What could possibly go wrong? If you're well aware that The Slayer was on the notorious list of so-called video nasties liable for prosecution if you were either selling them or even owning them in the Britain of the nineteen-eighties, then you'd have a good idea of what would happen to Kay and her chums, but was it really worth going to prison for watching back then? Of course not, watch it today and you'll likely be baffled that it was ever considered a menace to society since the 15 certificate shows far worse in horror movies than almost anything here, most of which took the form of the characters searching the island they were vacationing on for the individual who has disappeared, leading to a twist that will either have you groaning or musing over the mystery of what had happened.
Director and co-writer (with Bill Ewing) J.S. Cardone carved out his own niche of thrillers and horrors on a low budget with works such as this for some time afterwards, but thanks to the banning it was The Slayer that would remain his best known effort, an example of non-Hollywood independent filmmaking that took the exploitation route to make their profits, trying to beat the established studios at their own game by supplying cheap product that more or less operated as a delivery system for the thrills and spills the bigger businesses were aiming to provide. Movies like The Texas Chain Saw Massacre or Friday the 13th amply demonstrated you could be successful without a huge budget or big stars, and Cardone banked on that.
Not that it was any more palatable in the twenty-first century than it was back it the twentieth, but if we took the scenes that did not involve Kay and company creeping about, and they were in the majority, what were you left with?

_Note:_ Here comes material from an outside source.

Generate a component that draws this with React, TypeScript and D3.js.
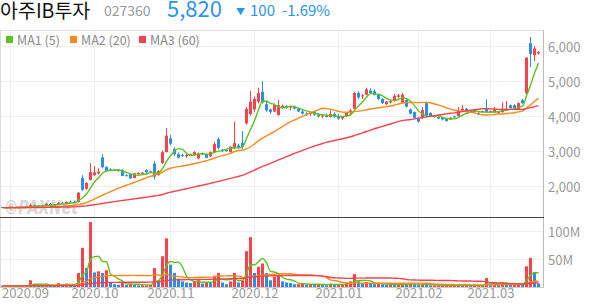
import React from 'react';
import * as d3 from 'd3';

const monthDays: [string, number[]][] = [
  ['2020-08', [28, 31]],
  ['2020-09', [1, 2, 3, 4, 7, 8, 9, 10, 11, 14, 15, 16, 17, 18, 21, 22, 23, 24, 25, 28, 29]],
  ['2020-10', [5, 6, 7, 8, 12, 13, 14, 15, 16, 19, 20, 21, 22, 23, 26, 27, 28, 29, 30]],
  ['2020-11', [2, 3, 4, 5, 6, 9, 10, 11, 12, 13, 16, 17, 18, 19, 20, 23, 24, 25, 26, 27, 30]],
  ['2020-12', [1, 2, 3, 4, 7, 8, 9, 10, 11, 14, 15, 16, 17, 18, 21, 22, 23, 24, 28, 29, 30]],
  ['2021-01', [4, 5, 6, 7, 8, 11, 12, 13, 14, 15, 18, 19, 20, 21, 22, 25, 26, 27, 28, 29]],
  ['2021-02', [1, 2, 3, 4, 5, 8, 9, 10, 15, 16, 17, 18, 19, 22, 23, 24, 25, 26]],
  ['2021-03', [2, 3, 4, 5, 8, 9, 10, 11, 12, 15, 16, 17, 18]],
];
const dates: string[] = monthDays.flatMap(([m, ds]) => ds.map((d) => `${m}-${String(d).padStart(2, '0')}`));

const open = [
  1390, 1375, 1370, 1385, 1370, 1380, 1395, 1400, 1440, 1415, 1430, 1420, 1480, 1450, 1465, 1510, 1480, 1540, 1530, 1530,
  2220, 1910, 2160, 2300, 2350, 2810, 2530, 2470, 2460, 2420, 2450, 2300, 2330, 2220, 2340, 2350, 2450, 2400, 2630, 2300,
  2650, 2960, 3350, 3050, 2900, 2880, 2840, 2870, 2880, 2780, 2920, 2900, 2840, 2960, 3330, 3030, 3020, 2960, 3080, 3150,
  3220, 3780, 4050, 4180, 4400, 4680, 4330, 4180, 4120, 4020, 4250, 4280, 4230, 4260, 4200, 4120, 4060, 4050, 4100, 4030,
  3980, 4000, 3960, 4050, 3970, 3920, 3980, 4080, 4200, 4650, 4550, 4600, 4720, 4700, 4600, 4480, 4330, 4380, 4420, 4540,
  4380, 4450, 4180, 4100, 3940, 3930, 4360, 4080, 3990, 3960, 3940, 3910, 3890, 3980, 3990, 4150, 4200, 4150, 4100, 4080,
  4130, 4200, 4130, 4100, 4080, 4100, 4160, 4300, 4300, 4190, 4440, 4640, 6070, 5730, 5780,
];
const high = [
  1400, 1390, 1395, 1395, 1390, 1405, 1420, 1480, 1460, 1440, 1450, 1500, 1510, 1480, 1530, 1540, 1550, 1580, 1560, 1820,
  2300, 2100, 2650, 2560, 2500, 2900, 2560, 2500, 2480, 2470, 2470, 2330, 2350, 2360, 2380, 2390, 2470, 2430, 2700, 2450,
  3000, 3650, 3450, 3100, 2950, 2920, 2900, 2920, 2990, 2950, 2950, 2930, 2980, 3250, 3380, 3050, 3040, 3130, 3830, 3200,
  3560, 4250, 4700, 4550, 4800, 4980, 4400, 4200, 4350, 4450, 4320, 4300, 4280, 4290, 4220, 4180, 4100, 4120, 4150, 4080,
  4050, 4060, 4150, 4100, 4050, 4000, 4100, 4200, 4680, 4700, 4620, 4800, 4780, 4750, 4620, 4500, 4420, 4450, 4620, 4620,
  4650, 4500, 4200, 4120, 3960, 4250, 4400, 4100, 4010, 3980, 3960, 3930, 3960, 4000, 4250, 4300, 4220, 4170, 4180, 4100,
  4150, 4470, 4150, 4250, 4130, 4380, 4420, 4320, 4330, 4380, 4480, 5670, 6250, 5990, 5850,
];
const low = [
  1365, 1360, 1360, 1365, 1360, 1370, 1385, 1395, 1400, 1400, 1410, 1415, 1440, 1430, 1450, 1470, 1470, 1510, 1500, 1520,
  1850, 1880, 2150, 2280, 2320, 2500, 2400, 2420, 2420, 2400, 2270, 2270, 2200, 2210, 2310, 2320, 2370, 2370, 2180, 2290,
  2620, 2950, 3150, 2850, 2780, 2820, 2800, 2840, 2860, 2750, 2880, 2780, 2820, 2950, 3040, 2960, 2970, 2950, 3050, 3050,
  3050, 3750, 4000, 4100, 4350, 4350, 4120, 4050, 4100, 4000, 4200, 4200, 4150, 4180, 4100, 4030, 3990, 3990, 4000, 3950,
  3930, 3950, 3950, 3940, 3880, 3880, 3960, 4050, 4180, 4480, 4480, 4580, 4620, 4580, 4450, 4330, 4300, 4350, 4400, 4500,
  4350, 4230, 4040, 3920, 3800, 3900, 3950, 3970, 3940, 3900, 3870, 3830, 3880, 3940, 3980, 4130, 4090, 4110, 4090, 4020,
  4090, 4080, 4100, 4080, 4060, 4090, 4140, 4200, 4200, 4170, 4340, 4630, 5390, 5560, 5740,
];
const close = [
  1375, 1370, 1385, 1370, 1380, 1395, 1400, 1445, 1415, 1430, 1420, 1480, 1450, 1465, 1510, 1480, 1540, 1530, 1520, 1800,
  1880, 2080, 2390, 2380, 2400, 2530, 2420, 2440, 2440, 2450, 2280, 2290, 2210, 2350, 2360, 2370, 2380, 2410, 2260, 2420,
  2960, 3430, 3200, 2900, 2800, 2850, 2880, 2900, 2960, 2920, 2900, 2800, 2960, 3190, 3080, 2990, 2990, 3110, 3220, 3100,
  3120, 4190, 4400, 4480, 4650, 4380, 4150, 4110, 4300, 4300, 4280, 4230, 4260, 4200, 4120, 4060, 4050, 4090, 4030, 3980,
  4010, 3960, 4050, 3970, 3920, 3980, 4080, 4150, 4650, 4520, 4580, 4750, 4650, 4600, 4480, 4360, 4400, 4420, 4560, 4580,
  4600, 4260, 4060, 3940, 3830, 4160, 3980, 3990, 3960, 3920, 3890, 3850, 3940, 3950, 4130, 4200, 4100, 4120, 4160, 4030,
  4100, 4100, 4110, 4170, 4110, 4200, 4200, 4220, 4220, 4360, 4360, 5660, 5760, 5920, 5820,
];
// volume in millions of shares
const volume = [
  2, 1.5, 2, 1.5, 2, 3.5, 2.5, 12, 4, 3, 2.5, 5, 3, 2.5, 7, 3, 6, 4, 3, 25,
  70, 34, 116, 26, 28, 25, 30, 8, 5, 4, 7, 4, 6, 4, 3, 3, 3, 4, 34, 12,
  55, 87, 40, 25, 15, 10, 8, 7, 9, 12, 6, 8, 7, 20, 25, 8, 5, 10, 25, 8,
  12, 64, 89, 25, 36, 42, 25, 12, 18, 22, 10, 8, 7, 5, 5, 6, 4, 5, 4, 5,
  4, 3, 6, 4, 5, 5, 8, 10, 23, 10, 7, 9, 6, 5, 6, 5, 4, 5, 4, 4,
  7, 5, 6, 5, 4, 5, 4, 3, 3, 3, 3, 3, 3, 3, 4, 3, 3, 2, 3, 3,
  3, 16, 3, 7, 4, 9, 8, 4, 4, 6, 5, 37, 52, 27, 6,
];

const priceTicks = [2000, 3000, 4000, 5000, 6000];
const volumeTicks = [50, 100];
const monthStarts = ['2020-09-01', '2020-10-05', '2020-11-02', '2020-12-01', '2021-01-04', '2021-02-01', '2021-03-02'];
const monthLabels = ['2020.09', '2020.10', '2020.11', '2020.12', '2021.01', '2021.02', '2021.03'];
const maPeriods = [5, 20, 60];
const maNames = ['MA1 (5)', 'MA2 (20)', 'MA3 (60)'];
const maColors = ['#5cc21f', '#f58a1f', '#f2444d'];

const UP = '#f5424b';
const DOWN = '#2b8de8';
const FONT = '"Noto Sans CJK KR", "Noto Sans", sans-serif';

function movingAverage(values: number[], n: number): number[] {
  return values.map((_, i) => {
    let s = 0;
    for (let k = i - n + 1; k <= i; k++) s += values[Math.max(0, k)];
    return s / n;
  });
}

export default function App() {
  const W = 594;
  const H = 304;
  const plotRight = 543;
  const priceTop = 30;
  const priceBottom = 217;
  const volBottom = 287;

  const x = d3.scaleBand<string>().domain(dates).range([0.5, 540.5]).padding(0);
  const step = x.step();
  const cx = (d: string) => (x(d) as number) + step / 2;

  const y = d3.scaleLinear().domain([2000, 6000]).range([185.7, 45.7]);
  const yv = d3.scaleLinear().domain([0, 100]).range([volBottom, 231]);

  const priceMAs = maPeriods.map((p) => movingAverage(close, p));
  const volMAs = maPeriods.map((p) => movingAverage(volume, p));

  const priceLine = (vals: number[]) =>
    d3
      .line<number>()
      .x((_, i) => cx(dates[i]))
      .y((v) => y(v))
      .curve(d3.curveMonotoneX)(vals) as string;
  const volLine = (vals: number[]) =>
    d3
      .line<number>()
      .x((_, i) => cx(dates[i]))
      .y((v) => yv(v))
      .curve(d3.curveMonotoneX)(vals) as string;

  const crisp = (v: number) => Math.round(v) + 0.5;

  return (
    <svg width={W} height={H} style={{ position: 'absolute', left: 0, top: 0, background: '#fff' }} fontFamily={FONT}>
      <defs>
        <clipPath id="pclip">
          <rect x={0} y={priceTop} width={plotRight} height={priceBottom - priceTop} />
        </clipPath>
        <clipPath id="vclip">
          <rect x={0} y={priceBottom + 1} width={plotRight} height={volBottom - priceBottom - 1} />
        </clipPath>
      </defs>
      <rect x={0} y={0} width={W} height={H} fill="#fff" />

      {/* header */}
      <text x={0} y={18} fontSize={19.5} fill="#111">아주IB투자</text>
      <text x={104} y={16} fontSize={14} fill="#999">027360</text>
      <text x={167} y={17} fontSize={22} fill="#2b93ee">5,820</text>
      <text x={236} y={14.5} fontSize={9} fill="#2b93ee">▼</text>
      <text x={250} y={16} fontSize={15} fill="#2b93ee">100</text>
      <text x={282} y={16} fontSize={15} fill="#2b93ee">-1.69%</text>

      {/* grid */}
      {monthStarts.map((d) => (
        <line key={d} x1={crisp(cx(d) - 0.5)} x2={crisp(cx(d) - 0.5)} y1={priceTop} y2={volBottom} stroke="#eeeeee" />
      ))}
      {priceTicks.map((t) => (
        <line key={t} x1={0} x2={plotRight} y1={crisp(y(t))} y2={crisp(y(t))} stroke="#eeeeee" />
      ))}
      {volumeTicks.map((t) => (
        <line key={t} x1={0} x2={plotRight} y1={crisp(yv(t))} y2={crisp(yv(t))} stroke="#eeeeee" />
      ))}

      {/* frame */}
      <line x1={0} x2={plotRight} y1={priceTop + 0.5} y2={priceTop + 0.5} stroke="#dddddd" />
      <line x1={0.5} x2={0.5} y1={priceTop} y2={volBottom} stroke="#dddddd" />
      <line x1={plotRight + 0.5} x2={plotRight + 0.5} y1={priceTop} y2={volBottom + 1} stroke="#bbbbbb" />
      <line x1={0} x2={plotRight + 1} y1={volBottom + 0.5} y2={volBottom + 0.5} stroke="#cccccc" />

      {/* watermark */}
      <text x={4} y={214} fontSize={20} fontWeight="bold" fontStyle="italic" fill="#9a9a9a" opacity={0.4}
        fontFamily="'DejaVu Sans', sans-serif" textLength={74} lengthAdjust="spacingAndGlyphs">
        ©PAXNet
      </text>

      {/* candles */}
      <g clipPath="url(#pclip)">
        {dates.map((d, i) => {
          const up = close[i] >= open[i];
          const col = up ? UP : DOWN;
          const c = cx(d);
          const top = y(Math.max(open[i], close[i]));
          const bot = y(Math.min(open[i], close[i]));
          return (
            <g key={d}>
              <line x1={c} x2={c} y1={y(high[i])} y2={y(low[i])} stroke={col} strokeWidth={1} />
              <rect x={c - 1.5} y={top} width={3} height={Math.max(1, bot - top)} fill={col} />
            </g>
          );
        })}
        {priceMAs.map((vals, k) => (
          <path key={k} d={priceLine(vals)} fill="none" stroke={maColors[k]} strokeWidth={1.4} />
        ))}
      </g>

      {/* volume: red when volume rose from the previous day, blue when it fell */}
      <g clipPath="url(#vclip)">
        {dates.map((d, i) => {
          const up = i === 0 ? true : volume[i] >= volume[i - 1];
          const col = up ? UP : DOWN;
          const c = cx(d);
          return <rect key={d} x={c - 1.5} y={yv(volume[i])} width={3} height={volBottom - yv(volume[i])} fill={col} />;
        })}
        {volMAs.map((vals, k) => (
          <path key={k} d={volLine(vals)} fill="none" stroke={maColors[k]} strokeWidth={1.4} />
        ))}
      </g>

      <line x1={0} x2={plotRight + 1} y1={priceBottom + 0.5} y2={priceBottom + 0.5} stroke="#444" strokeWidth={1.2} />

      {/* legend */}
      {maNames.map((n, k) => {
        const lx = [6, 70, 139][k];
        return (
          <g key={n}>
            <rect x={lx} y={36} width={7} height={7} fill={maColors[k]} />
            <text x={lx + 11} y={44.5} fontSize={12.5} fill="#888">{n}</text>
          </g>
        );
      })}

      {/* right axis */}
      {priceTicks.map((t) => (
        <text key={t} x={548} y={y(t) + 6} fontSize={13} fill="#999">{d3.format(',')(t)}</text>
      ))}
      {volumeTicks.map((t) => (
        <text key={t} x={548} y={yv(t) + 6} fontSize={13} fill="#999">{`${t}M`}</text>
      ))}

      {/* bottom axis */}
      {monthStarts.map((d, k) => {
        const c = cx(d);
        const anchorX = Math.max(2, c - 23);
        return (
          <text key={d} x={anchorX} y={298} fontSize={13} fill="#999">{monthLabels[k]}</text>
        );
      })}
    </svg>
  );
}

One benefit of a spooky location for the characters to explore would be the atmosphere that might generate, and The Slayer worked up a decent enough amount of that, so that the kills, when they finally showed up, had that particular timbre of dread that the horrors of this era counted on to grab an audience. The surprises here naturally were nothing of the sort, we are all too aware Kay is on to something when we see a fisherman beaten to death with an oar apropos of nothing other than alerting us to the villain on the island - we know nothing about him - but once one poor soul gets his head trapped in a pair of shutter doors, bloodily hanging him, it's plain somebody isn't messing about. As for the ban, only the death of a woman by pitchfork through the chest was an issue, but otherwise notable was The National Philharmonic performing Robert Folk's lush music.